Ein auch ständig wiederkehrendes Motiv ist die revolutionäre Perspektive, die der Prophet in die Glaubenswelt Israels einführt, indem er Jahwe nicht mehr nur als ihren Stammesgott darstellt, sondern als den Gott der ganzen Schöpfung. Damit ist der Gott, der das kleine Israel erwählt hatte, nicht mehr nur Gegenstand ihrer Sehnsucht, sondern aller Völker auf Erden. Das Heil wird als Perspektive globalisiert, der Blick in einem Akt gewaltiger, weltumstürzender Unwucht vom Stamm auf den Kosmos geweitet. Der Universalismus hat hier seinen Ursprung. Und dieses „Heil für alle“ hat seinen Bezugspunkt nicht mehr im ländlichen Eden mit seiner Kleingartenbeschaulichkeit, sondern in der trubelnden Stadt. Jerusalem ist der Ort, an dem das Heil seine Vollendung finden wird, wo alle Völker in all ihrer Vielfalt zusammenkommen. Hier liegt eine der Wurzeln der Vorstellung von Zivilisation als der dem Menschen am ehesten gemäßen Existenzform. Der Gegenentwurf zur “Hure Babylon” ist nicht die Flucht in die Natur, sondern die Stadt auf dem Zion, wo Friede und Gerechtigkeit herrschen. Denn als Abbild Gottes ist der Mensch dazu fähig, wenn auch nicht immer bereit.

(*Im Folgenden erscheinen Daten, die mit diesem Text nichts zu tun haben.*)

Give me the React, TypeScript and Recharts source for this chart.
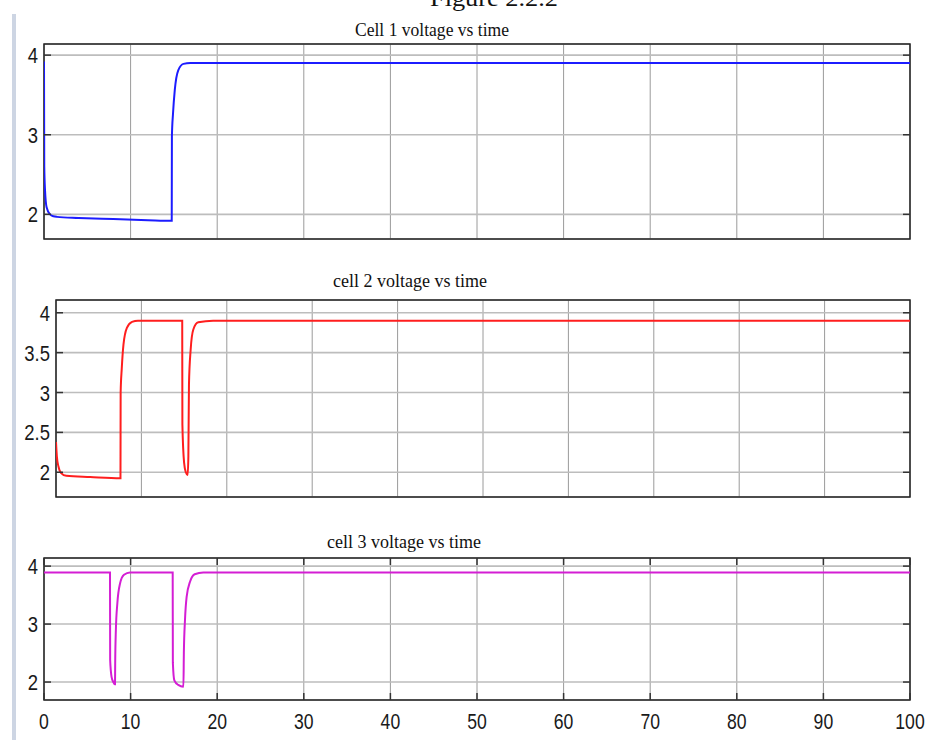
import React from 'react';
import {
  LineChart,
  Line,
  XAxis,
  YAxis,
  CartesianGrid,
  ReferenceArea,
} from 'recharts';

// ── data (time in s, voltage in V) ──

const X_TICKS = [0, 10, 20, 30, 40, 50, 60, 70, 80, 90, 100];
const Y_TICKS_WIDE = [2, 3, 4];
const Y_TICKS_FINE = [2, 2.5, 3, 3.5, 4];

const cell1Time = [0, 0.03, 0.12, 0.3, 0.7, 1.1, 1.5, 4, 8, 12, 14.75, 14.77, 14.9, 15.1, 15.5, 16.1, 16.9, 100];
const cell1Volt = [3.92, 2.6, 2.3, 2.09, 2.0, 1.975, 1.968, 1.955, 1.94, 1.926, 1.918, 2.98, 3.27, 3.56, 3.81, 3.89, 3.9, 3.9];

const cell2Time = [0, 0.1, 0.27, 0.6, 1.2, 4, 7.55, 7.57, 7.7, 7.9, 8.3, 8.9, 9.6, 14.78, 14.8, 15.0, 15.2, 15.42, 15.5, 15.57, 15.77, 16.08, 16.66, 18.4, 100];
const cell2Volt = [2.38, 2.2, 2.08, 1.99, 1.955, 1.94, 1.925, 3.0, 3.3, 3.6, 3.81, 3.885, 3.9, 3.9, 2.6, 2.12, 2.0, 1.965, 2.2, 3.1, 3.54, 3.79, 3.88, 3.9, 3.9];

const cell3Time = [0, 7.62, 7.64, 7.8, 8.0, 8.2, 8.22, 8.3, 8.47, 8.78, 9.24, 9.93, 14.86, 14.88, 15.05, 15.5, 16.1, 16.15, 16.28, 16.47, 16.86, 17.4, 18.4, 100];
const cell3Volt = [3.89, 3.89, 2.38, 2.09, 2.0, 1.96, 2.32, 2.9, 3.36, 3.7, 3.85, 3.89, 3.89, 2.33, 2.03, 1.95, 1.92, 2.5, 3.07, 3.47, 3.73, 3.86, 3.89, 3.89];

const toRows = (t: number[], v: number[]) => t.map((time, i) => ({ t: time, v: v[i] }));

// ── panel layout ──

interface Panel {
  title: string;
  rows: { t: number; v: number }[];
  color: string;
  yTicks: number[];
  yDomain: [number, number];
  top: number; // div top on page
  height: number;
  plotTop: number; // page coords
  plotBottom: number;
  plotLeft: number;
  titleX: number;
  titleY: number;
  showXLabels: boolean;
}

const PLOT_RIGHT = 910;
const Y_AXIS_W = 40;

const PANELS: Panel[] = [
  {
    title: 'Cell 1 voltage vs time',
    rows: toRows(cell1Time, cell1Volt),
    color: '#1c1cff',
    yTicks: Y_TICKS_WIDE,
    yDomain: [1.69, 4.14],
    top: 0,
    height: 245,
    plotTop: 44,
    plotBottom: 239,
    plotLeft: 44,
    titleX: 432,
    titleY: 36,
    showXLabels: false,
  },
  {
    title: 'cell 2 voltage vs time',
    rows: toRows(cell2Time, cell2Volt),
    color: '#ff1e1e',
    yTicks: Y_TICKS_FINE,
    yDomain: [1.69, 4.16],
    top: 250,
    height: 252,
    plotTop: 300,
    plotBottom: 497,
    plotLeft: 56,
    titleX: 410,
    titleY: 287,
    showXLabels: false,
  },
  {
    title: 'cell 3 voltage vs time',
    rows: toRows(cell3Time, cell3Volt),
    color: '#d41ed4',
    yTicks: Y_TICKS_WIDE,
    yDomain: [1.69, 4.14],
    top: 505,
    height: 235,
    plotTop: 558,
    plotBottom: 700,
    plotLeft: 44,
    titleX: 404,
    titleY: 548,
    showXLabels: true,
  },
];

const TICK_LEN = 7;
const TICK_COLOR = '#333';
const SANS = '"Liberation Sans", Arial, sans-serif';
const SERIF = '"Liberation Serif", "Times New Roman", serif';

function PanelChart({ p }: { p: Panel }) {
  // plot bounds in the chart's own svg coordinates
  const top = p.plotTop - p.top;
  const bottom = p.plotBottom - p.top;
  const left = p.plotLeft;
  const right = PLOT_RIGHT;
  const xAxisH = p.showXLabels ? 30 : 0;
  const marginBottom = p.height - bottom - xAxisH;

  const renderYTick = (props: any) => {
    const { x, y, payload } = props;
    return (
      <g>
        <text
          transform={`translate(${x},${y}) scale(0.84,1)`}
          dy={8}
          textAnchor="end"
          fontFamily={SANS}
          fontSize={22}
          fill="#1a1a1a"
        >
          {payload.value}
        </text>
        <line x1={left} x2={left + TICK_LEN} y1={y} y2={y} stroke={TICK_COLOR} strokeWidth={1.5} />
        <line x1={right - TICK_LEN} x2={right} y1={y} y2={y} stroke={TICK_COLOR} strokeWidth={1.5} />
      </g>
    );
  };

  const renderXTick = (props: any) => {
    const { x, payload } = props;
    return (
      <g>
        <line x1={x} x2={x} y1={top} y2={top + TICK_LEN} stroke={TICK_COLOR} strokeWidth={1.5} />
        <line x1={x} x2={x} y1={bottom - TICK_LEN} y2={bottom} stroke={TICK_COLOR} strokeWidth={1.5} />
        {p.showXLabels && (
          <text
            transform={`translate(${x},${bottom + 29}) scale(0.8,1)`}
            textAnchor="middle"
            fontFamily={SANS}
            fontSize={22}
            fill="#1a1a1a"
          >
            {payload.value}
          </text>
        )}
      </g>
    );
  };

  return (
    <div style={{ position: 'absolute', left: 0, top: p.top }}>
      <LineChart
        width={928}
        height={p.height}
        data={p.rows}
        margin={{ top, right: 928 - right, bottom: marginBottom, left: left - Y_AXIS_W }}
      >
        <CartesianGrid horizontal={false} stroke="#9a9a9a" strokeWidth={1} />
        <CartesianGrid vertical={false} stroke="#bdbdbd" strokeWidth={1.6} />
        <XAxis
          dataKey="t"
          type="number"
          domain={[0, 100]}
          ticks={X_TICKS}
          interval={0}
          allowDataOverflow
          height={xAxisH}
          axisLine={false}
          tickLine={false}
          tick={renderXTick}
        />
        <YAxis
          type="number"
          domain={p.yDomain}
          ticks={p.yTicks}
          interval={0}
          allowDataOverflow
          width={Y_AXIS_W}
          axisLine={false}
          tickLine={false}
          tickSize={0}
          tickMargin={6}
          tick={renderYTick}
        />
        <ReferenceArea
          x1={0}
          x2={100}
          y1={p.yDomain[0]}
          y2={p.yDomain[1]}
          fill="none"
          fillOpacity={0}
          stroke="#222"
          strokeWidth={1.5}
          ifOverflow="visible"
        />
        <Line
          type="monotone"
          dataKey="v"
          stroke={p.color}
          strokeWidth={2}
          dot={false}
          isAnimationActive={false}
        />
      </LineChart>
    </div>
  );
}

export default function App() {
  return (
    <div style={{ position: 'absolute', left: 0, top: 0, width: 928, height: 740, background: '#fff', overflow: 'hidden' }}>
      <svg width={928} height={740} style={{ position: 'absolute', left: 0, top: 0 }}>
        <rect x={12} y={14} width={4} height={726} fill="#cdd5e3" />
        <text x={494} y={6} textAnchor="middle" fontFamily={SERIF} fontSize={24} fill="#111" textLength={128} lengthAdjust="spacingAndGlyphs">
          Figure 2.2.2
        </text>
        {PANELS.map((p) => (
          <text
            key={p.title}
            x={p.titleX}
            y={p.titleY}
            textAnchor="middle"
            fontFamily={SERIF}
            fontSize={19}
            fill="#111"
            textLength={154}
            lengthAdjust="spacingAndGlyphs"
          >
            {p.title}
          </text>
        ))}
      </svg>
      {PANELS.map((p) => (
        <PanelChart key={p.title} p={p} />
      ))}
    </div>
  );
}
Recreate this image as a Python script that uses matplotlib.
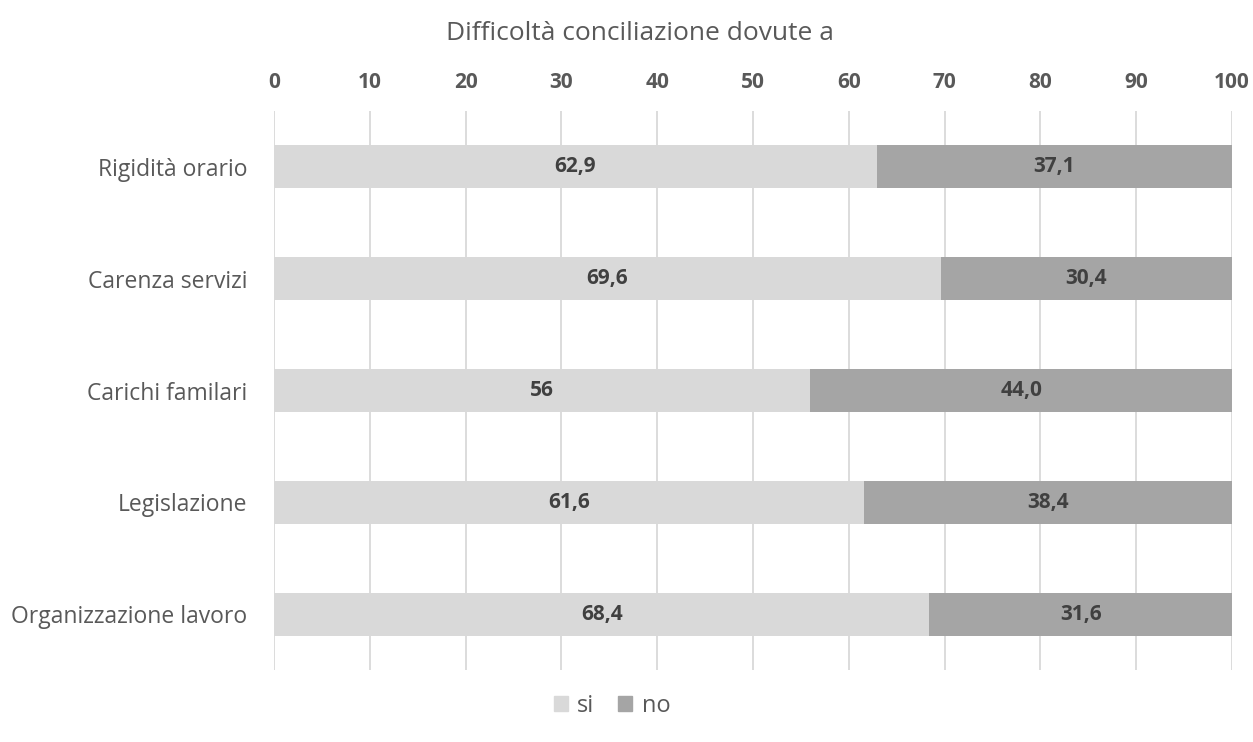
import matplotlib
matplotlib.use("Agg")
import matplotlib.pyplot as plt
from matplotlib.patches import Patch

categories = ["Rigidità orario", "Carenza servizi", "Carichi familari", "Legislazione", "Organizzazione lavoro"]
si_values = [62.9, 69.6, 56.0, 61.6, 68.4]
no_values = [37.1, 30.4, 44.0, 38.4, 31.6]
si_labels = ["62,9", "69,6", "56", "61,6", "68,4"]
no_labels = ["37,1", "30,4", "44,0", "38,4", "31,6"]
xticks = [0, 10, 20, 30, 40, 50, 60, 70, 80, 90, 100]

plt.rcParams['font.family'] = ['Open Sans', 'DejaVu Sans']
txt = '#595959'

W, H = 1253, 742
fig = plt.figure(figsize=(W/100, H/100), dpi=100)
ax = fig.add_axes([274/W, 1-670/H, (1232-274)/W, (670-111)/H])

y = list(range(len(categories)))
c_si = '#d9d9d9'
c_no = '#a5a5a5'
h = 0.385
ax.barh(y, si_values, height=h, color=c_si, zorder=2)
ax.barh(y, no_values, left=si_values, height=h, color=c_no, zorder=2)
for i in y:
    ax.text(si_values[i]/2, i, si_labels[i], ha='center', va='center', fontsize=15, fontweight='bold', color='#404040', zorder=3)
    ax.text(si_values[i] + no_values[i]/2, i, no_labels[i], ha='center', va='center', fontsize=15, fontweight='bold', color='#404040', zorder=3)

ax.set_ylim(len(categories)-0.5, -0.5)
ax.set_xlim(0, 100)
ax.set_yticks(y)
ax.set_yticklabels(categories, fontsize=16.5, color=txt)
ax.set_xticks(xticks)
ax.set_xticklabels([str(t) for t in xticks], fontsize=15, fontweight='bold', color=txt)
ax.xaxis.tick_top()
ax.tick_params(axis='both', length=0)
ax.tick_params(axis='x', pad=13)
ax.tick_params(axis='y', pad=19)
ax.grid(axis='x', color='#d9d9d9', linewidth=1.3, zorder=0)
for s in ax.spines.values():
    s.set_visible(False)

fig.text(640/W, 1-33/H, "Difficoltà conciliazione dovute a", ha='center', va='center', fontsize=19, color=txt)

handles = [Patch(color=c_si, label='si'), Patch(color=c_no, label='no')]
fig.legend(handles=handles, loc='center', bbox_to_anchor=(612/W, 1-706/H), ncol=2, frameon=False,
           fontsize=17, labelcolor=txt, handlelength=0.6, handleheight=0.6, handletextpad=0.4, columnspacing=1.0)

fig.savefig("out.png", dpi=100)
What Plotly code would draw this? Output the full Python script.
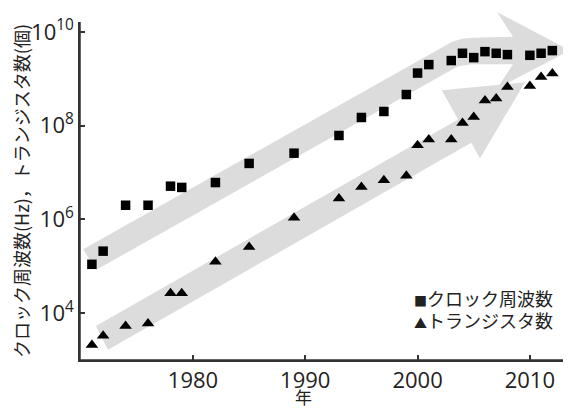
import plotly.graph_objects as go

# ---- data ----
clock_years = [1971, 1972, 1974, 1976, 1978, 1979, 1982, 1985, 1989, 1993, 1995, 1997,
               1999, 2000, 2001, 2003, 2004, 2005, 2006, 2007, 2008, 2010, 2011, 2012]
clock_hz = [1.1e5, 2.1e5, 2.0e6, 2.0e6, 5.1e6, 4.8e6, 6.1e6, 1.56e7, 2.58e7, 6.15e7, 1.49e8, 2.0e8,
            4.6e8, 1.32e9, 2.0e9, 2.44e9, 3.49e9, 2.82e9, 3.78e9, 3.49e9, 3.27e9, 3.16e9, 3.49e9, 3.98e9]

trans_years = [1971, 1972, 1974, 1976, 1978, 1979, 1982, 1985, 1989, 1993, 1995, 1997,
               1999, 2000, 2001, 2003, 2004, 2005, 2006, 2007, 2008, 2010, 2011, 2012]
trans_count = [2.1e3, 3.3e3, 5.3e3, 6.0e3, 2.65e4, 2.65e4, 1.24e5, 2.57e5, 1.08e6, 2.8e6, 4.9e6, 6.8e6,
               8.5e6, 3.83e7, 5.06e7, 5.06e7, 1.14e8, 1.53e8, 3.43e8, 3.78e8, 6.67e8, 7.0e8, 1.09e9, 1.29e9]

x_tick_vals = [1980, 1990, 2000, 2010]
x_tick_text = ["1980", "1990", "2000", "2010"]
y_tick_vals = [1e4, 1e6, 1e8, 1e10]
y_tick_text = ["10<sup>4</sup>", "10<sup>6</sup>", "10<sup>8</sup>", "10<sup>10</sup>"]

series_names = ["クロック周波数", "トランジスタ数"]
y_title = "クロック周波数(Hz)，トランジスタ数(個)"
x_title = "年"

# decorative trend arrows, vertices as (year, log10 value)
arrow_clock = [(1970.23, 5.361), (2003.04, 9.783), (2003.95, 9.851), (2004.84, 9.876),
               (2008.50, 9.898), (2007.07, 10.422), (2013.57, 9.606), (2007.07, 8.790),
               (2008.50, 9.308), (2004.84, 9.308), (2003.60, 9.265), (1971.36, 4.920)]
arrow_trans = [(1971.36, 3.727), (2003.61, 8.132), (2002.15, 8.754), (2009.56, 8.924),
               (2005.56, 7.306), (2004.78, 7.634), (1972.43, 3.216)]

X_RANGE = [1969.94, 2012.95]
Y_RANGE = [3.0, 10.21]  # log10 units

FONT = "Noto Sans CJK JP, Noto Sans, sans-serif"
TICK_FONT = "Open Sans, Noto Sans CJK JP, sans-serif"
INK = "#222222"
AXIS = "#333333"
ARROW_FILL = "#dcdcdc"


def arrow_path(pts):
    out = []
    for x, e in pts:
        px = (x - X_RANGE[0]) / (X_RANGE[1] - X_RANGE[0])
        py = (e - Y_RANGE[0]) / (Y_RANGE[1] - Y_RANGE[0])
        out.append(f"{px:.4f},{py:.4f}")
    return "M " + " L ".join(out) + " Z"


fig = go.Figure()
fig.add_trace(go.Scatter(x=clock_years, y=clock_hz, mode="markers", name=series_names[0],
                         marker=dict(symbol="square", size=9.5, color="#000000"),
                         showlegend=False))
fig.add_trace(go.Scatter(x=trans_years, y=trans_count, mode="markers", name=series_names[1],
                         marker=dict(symbol="triangle-up", size=11, color="#000000"),
                         showlegend=False))

shapes = []
for pts in (arrow_clock, arrow_trans):
    shapes.append(dict(type="path", xref="paper", yref="paper", path=arrow_path(pts),
                       fillcolor=ARROW_FILL, line=dict(width=0), layer="below"))
# axis lines (left and bottom)
shapes.append(dict(type="line", xref="paper", yref="paper", x0=0, x1=0, y0=0, y1=1,
                   line=dict(color=AXIS, width=1.5), layer="above"))
shapes.append(dict(type="line", xref="paper", yref="paper", x0=0, x1=1, y0=0, y1=0,
                   line=dict(color=AXIS, width=1.5), layer="above"))

annotations = [
    dict(xref="paper", yref="paper", x=0.9834, y=0.1849, xanchor="right", yanchor="middle",
         text="<span style='font-size:13px'>■</span>" + series_names[0], showarrow=False,
         font=dict(family=FONT, size=18, color=INK)),
    dict(xref="paper", yref="paper", x=0.9834, y=0.1169, xanchor="right", yanchor="middle",
         text="<span style='font-size:13px'>▲</span>" + series_names[1], showarrow=False,
         font=dict(family=FONT, size=18, color=INK)),
    dict(xref="paper", yref="paper", x=0.4617, y=-0.1080, xanchor="center", yanchor="middle",
         text=x_title, showarrow=False, font=dict(family=FONT, size=17, color=INK)),
]

fig.update_layout(
    width=563, height=400,
    margin=dict(l=72, r=8, t=14, b=48, autoexpand=False),
    paper_bgcolor="white", plot_bgcolor="rgba(0,0,0,0)",
    shapes=shapes, annotations=annotations,
    font=dict(family=FONT, color=INK),
    xaxis=dict(range=X_RANGE, tickmode="array", tickvals=x_tick_vals, ticktext=x_tick_text,
               ticks="inside", ticklen=5, tickwidth=1.5, tickcolor=AXIS, automargin=False,
               showline=True, linecolor=AXIS, linewidth=1.5, showgrid=False, zeroline=False,
               tickfont=dict(family=TICK_FONT, size=22, color=INK)),
    yaxis=dict(type="log", range=Y_RANGE, tickmode="array", tickvals=y_tick_vals, ticktext=y_tick_text,
               ticks="inside", ticklen=5, tickwidth=1.5, tickcolor=AXIS, automargin=False,
               showline=True, linecolor=AXIS, linewidth=1.5, showgrid=False, zeroline=False,
               tickfont=dict(family=TICK_FONT, size=22, color=INK),
               title=dict(text=y_title, font=dict(family=FONT, size=18, color=INK), standoff=4)),
)

fig.write_html("out.html")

Was du ererbt von deinen Vätern hast, erwirb es, um es zu besitzen

Für das vielleicht eindrücklichste Bild stehen die zum Sprichwort gewordenen Schwerter, die zu Pflugscharen werden. Sie stehen im krassesten Widerspruch zu der täglich erfahrenen Realität jener Zeit – und leider auch wieder unserer Zeit. In diesem Bild verdichtet sich die Botschaft des Propheten von einer besseren Welt. Der Friede, das „Shalom“, der hier verheißen wird, ist etwas komplett anderes als die Abwesenheit von Krieg. Es ist vielmehr die vollständige Umkehrung der bestehenden Logiken. Es ist die Basis, auf der Menschen das Althergebrachte hinterfragen und Neues erträumen, konzipieren und errichte können. Das visionäre Shalom in der Zukunft legitimiert den Aufbau einer besseren Welt in der Gegenwart, ja fordert das Arbeiten daran geradezu ein.

Unsere moderne Welt und ganz besonders der Liberalismus können eine gehörige Portion Prophetentum gebrauchen: Unbeirrbar einem klaren Kompass folgen. Die eigenen Überzeugungen und Werte mit Selbstbewusstsein vertreten. Mächtige und Bestehendes nicht schonen. Und vor allem auch einen Blick nach vorne bieten. Die Vision einer Welt bieten, die Menschen ersehnen können und für die sie sich leidenschaftlich einsetzen wollen. Unsere Welt hat wenig gemeinsam mit der spießigen Weihnachtsidylle auf verzierten Printenschachteln; dafür umso mehr mit dem von Krieg, Hunger, Not und Tod geprägten Israel des Propheten Jesaja oder auch des Jesus von Nazareth. Ob wir an den religiösen Charakter ihrer Botschaften glauben oder nicht: Ihre großen Erzählungen haben unsere freiheitliche Gesellschaft nachhaltig geprägt. Sie am Leben zu erhalten, wird uns sehr viel Rückendeckung und Kraft geben in den Herausforderungen der nächsten Jahrzehnte von China bis Klima.